By May, the murderous rampage accelerated. Shortly after midnight on the 27th, two women saw Dahmer chasing a 14-year-old Asian boy, naked and with blood on his buttocks, down the alley behind the Oxford. When police arrived, they told the women to go home. The boy, a Laotian named Konerak Sinthasomphone, was dazed and apparently unable to respond. Dahmer convinced the cops that he and the boy were gay lovers having a spat. Konerak’s remains were found amid the carnage at apartment 213. He was also the brother of the Laotian boy Dahmer molested three years earlier.

Dahmer claimed four more victims in the next seven weeks. First was 20-year-old runaway Matt Turner, whom Dahmer picked up at a Chicago bus terminal and lured all the way back to his apartment. Turner’s head was placed in the freezer and his body stuffed in the 57-gallon barrel. Then followed Chicago resident Jeremiah Weinberger, 24. Dahmer strangled former high school track star Oliver Lacy, 23, before having anal sex with the corpse. It was Lacy’s heart that Dahmer saved to eat later.

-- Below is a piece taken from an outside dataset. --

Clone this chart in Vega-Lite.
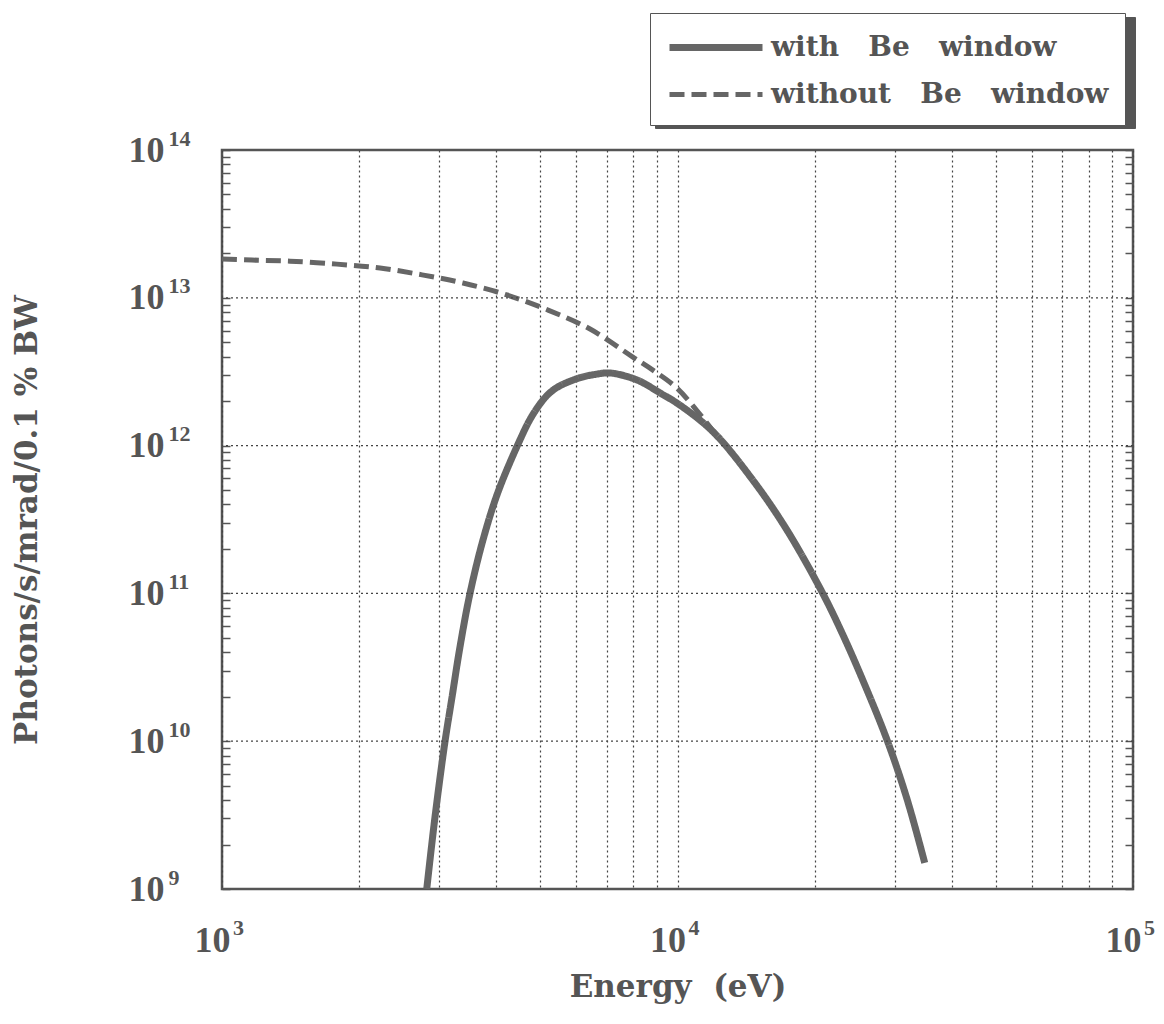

On July 15, Dahmer was fired from his job at Ambrosia because of chronic absenteeism. Three days later, as neighbor Vernell Bass returned home around 6 P.M., he heard the whine of a power saw: Dahmer, it appears, was at work on his last victim, 25-year-old Joseph Bradehoft. “I wondered what the hell he was building in there,” says Bass. “My wife thought he was building bookcases. Then, when the buzzing stopped, I heard him yelling, ‘Motherf—er, I told you, goddamn it.” It seemed strange because I didn’t hear anyone respond or talk.”

Dahmer, who is being held on $1 million cash bond, has been charged with first-degree murder for four of the killings he initially confessed to; other counts are sure to follow, each of which carries a mandatory life sentence. Meantime, Dahmer’s lawyer has hired a forensic psychologist to lay the groundwork for an insanity plea. “There’s no doubt he’s insane,” said Lionel, who visited his son in prison. But like all fathers, Lionel is compelled to offer some kind of defense. “[Jeffrey] was not born a monster,” he said. “He is not a monster.”

Dahmer’s high school classmate John Backderf sees it differently. He recalls a recent gathering in which he and other classmates talked about their days at Revere High. “You remember Jeffrey Dahmer?” one of them asked. Replied another, offhandedly but with chilling prescience: “Oh, he’s probably a mass murderer.”